The date associated with a given document should be taken from the metadata of that document. When the date is not found where it is expected, the web crawler will proceed to look through the document for anything that looks like a date. For example, let's say that one of the first dates found in a document is ?Jan 23?. When the crawler only sees a month name with one other number it interprets it as the Month and Year, and records that as the date for the document. Hence, the recorded date for this document is 2023-01-01.

The simple solution to this problem is for the content owners of these documents to ensure that their documents have the correct metadata, according to the Intranet Style Guide.


How often are web sites indexed?

The crawler continuously indexes content. On average, content is re-indexed every 7 days. To request an urgent re-index of your site, please contact us.


How soon does the search engine find my updated pages?

The crawler now runs continuously. Search results should therefore be updated at least once per week. If you need the changes to appear sooner, please contact us.


Why does the crawler execute commands on my web page?

Web-based administration pages can be activated by the crawler when the administration pages are not password protected. The crawler will follow all links on a page unless directed by the robots.txt file or robots meta tag. It attempts to access each of the URLs it finds on the page. If the URL returns a valid page code the URL or page is indexed.

When the URL is a command to perform an administrative task, the task will be executed if valid access is available.

To prevent this, be sure to password protect any web pages that provide administrative access to software, servers or databases. In addition, you can contact us to remove index entries for these URLs.


How do I get my blog, wiki, or Sharepoint site to show up in a search or when I select the drop down for the specified content type in Enterprise Search?

If your blog or wiki resides under wiki.web.boeing.com, *.wiki.boeing.com, blog.web.boeing.com, or *.blog.boeing.com address it should automatically be included, as long as the wiki or blog has not been restricted to certain users or groups. If the content resides elsewhere, contact us and specify the location of the content.


How can I find out when the crawls run?

There is currently no reporting utility to allow you to view when the last crawl was completed. However, you can enter the following into the search box to retrieve the pages that are indexed for your site:

site:your-site.boeing.com inurl:boeing

where your-site = the name of YOUR web site's domain
(e.g. library.web)
{The inurl:boeing is just a way to provide a term for the site: restrictor, that will provide the most results for the site.}

Another way to find out when the crawler visits a site is to look at the web server logs and find instances where the user agent equals "googlebot-***".


How do PDF documents get "indexed"?

The appliance uses pdftohtml (http://pdftohtml.sourceforge.net/) to convert PDFs to HTML.

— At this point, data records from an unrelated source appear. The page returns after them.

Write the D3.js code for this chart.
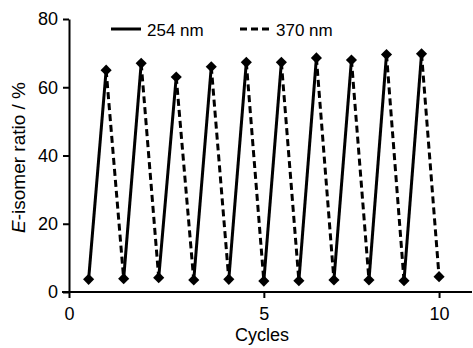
<!DOCTYPE html>
<html>
<head>
<meta charset="utf-8">
<script src="https://cdn.jsdelivr.net/npm/d3@7"></script>
<style>
  body { margin: 0; background: #fff; }
  svg { font-family: "Liberation Sans", Arial, sans-serif; }
</style>
</head>
<body>
<svg id="chart"></svg>
<script>
// low points (after 254 nm) at whole cycles, high points (after 370 nm) halfway
const lowX = [0, 1, 2, 3, 4, 5, 6, 7, 8, 9, 10];
const lowY = [3.7, 3.9, 4.2, 3.5, 3.7, 3.2, 3.3, 3.5, 3.5, 3.3, 4.5];
const highX = [0.5, 1.5, 2.5, 3.5, 4.5, 5.5, 6.5, 7.5, 8.5, 9.5];
const highY = [65, 67, 63, 66, 67.3, 67.3, 68.6, 68, 69.6, 69.8];

const yTicks = [0, 20, 40, 60, 80];
const xTickPos = [-0.56, 5, 10];
const xTickLabels = ["0", "5", "10"];
const seriesNames = ["254 nm", "370 nm"];

const W = 473, H = 348;
const svg = d3.select("#chart").attr("width", W).attr("height", H);

const x = d3.scaleLinear().domain([-0.56, 10.94]).range([69, 472]);
const y = d3.scaleLinear().domain([0, 80]).range([292, 19]);

// axes
const gx = svg.append("g")
    .attr("transform", `translate(0, ${y(0)})`)
    .call(d3.axisBottom(x).tickValues(xTickPos)
        .tickFormat((d, i) => xTickLabels[i]).tickSize(6).tickSizeOuter(0).tickPadding(9));
const gy = svg.append("g")
    .attr("transform", `translate(${x(-0.56)}, 0)`)
    .call(d3.axisLeft(y).tickValues(yTicks).tickSize(6).tickSizeOuter(0).tickPadding(5));

[gx, gy].forEach(g => {
    g.select(".domain").attr("stroke", "#000").attr("stroke-width", 2);
    g.selectAll(".tick line").attr("stroke", "#000").attr("stroke-width", 2);
    g.selectAll(".tick text").attr("fill", "#000").style("font-size", "18px");
});
gx.select(".domain").attr("d", `M${x(-0.56) - 7},0H${x(10.94)}`);

// segments: solid up (254 nm), dashed down (370 nm)
let solid = [], dashed = [];
for (let i = 0; i < highX.length; i++) {
    solid.push([[lowX[i], lowY[i]], [highX[i], highY[i]]]);
    dashed.push([[highX[i], highY[i]], [lowX[i + 1], lowY[i + 1]]]);
}
const line = d3.line().x(d => x(d[0])).y(d => y(d[1]));

svg.selectAll(".solid")
    .data(solid)
    .enter()
    .append("path")
    .attr("d", line)
    .attr("fill", "none")
    .attr("stroke", "#000")
    .attr("stroke-width", 3);

svg.selectAll(".dashed")
    .data(dashed)
    .enter()
    .append("path")
    .attr("d", line)
    .attr("fill", "none")
    .attr("stroke", "#000")
    .attr("stroke-width", 3)
    .attr("stroke-dasharray", "7,4");

// diamond markers
const pts = lowX.map((d, i) => [d, lowY[i]]).concat(highX.map((d, i) => [d, highY[i]]));
const sym = d3.symbol().type(d3.symbolSquare).size(62);
svg.selectAll(".pt")
    .data(pts)
    .enter()
    .append("path")
    .attr("d", sym)
    .attr("transform", d => `translate(${x(d[0])}, ${y(d[1])}) rotate(45)`)
    .attr("fill", "#000");

// legend
const leg = [{x1: 111, x2: 141, tx: 147, dash: null}, {x1: 240, x2: 270, tx: 276, dash: "7,4"}];
leg.forEach((l, i) => {
    svg.append("line")
        .attr("x1", l.x1).attr("x2", l.x2).attr("y1", 29).attr("y2", 29)
        .attr("stroke", "#000").attr("stroke-width", 3)
        .attr("stroke-dasharray", l.dash);
    svg.append("text")
        .attr("x", l.tx).attr("y", 36)
        .style("font-size", "17px")
        .text(seriesNames[i]);
});

// axis titles
svg.append("text")
    .attr("x", 262).attr("y", 341)
    .attr("text-anchor", "middle")
    .style("font-size", "18px")
    .text("Cycles");

const yl = svg.append("text")
    .attr("transform", `translate(25, ${(y(0) + y(80)) / 2 + 2}) rotate(-90)`)
    .attr("text-anchor", "middle")
    .style("font-size", "19px");
yl.append("tspan").style("font-style", "italic").text("E");
yl.append("tspan").text("-isomer ratio / %");
</script>
</body>
</html>
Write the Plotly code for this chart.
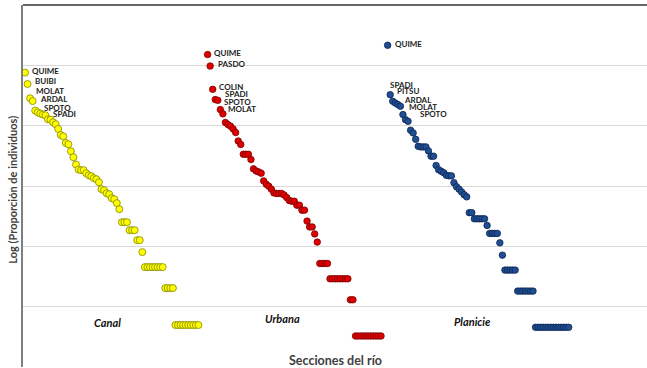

The simplest way to see what content has been indexed for a file is to click on the cached link. Some of the issues that can be caused by PDF files are:

  • PDF files don't contain any text, e.g., they only contain graphics (#10625).
  • PDF files don't send a Content-length header in the HTTP response (#10791).

In addition, there are two reasons why a PDF page may get recrawled, though its content is indexed correctly.

  • PDF files are not recrawled from cache if you are using NTLM authentication (#10809).
  • If the page was modified within the past few hours, it may be recrawled because the appliance sends its If-modified-since header in the local timezone, but the web server calculates the date in GMT.

The pdftohtml converter inserts a noarchive robots meta tag into the HTML file if the PDF has security enabled, meaning that these PDF files will not show a cached link.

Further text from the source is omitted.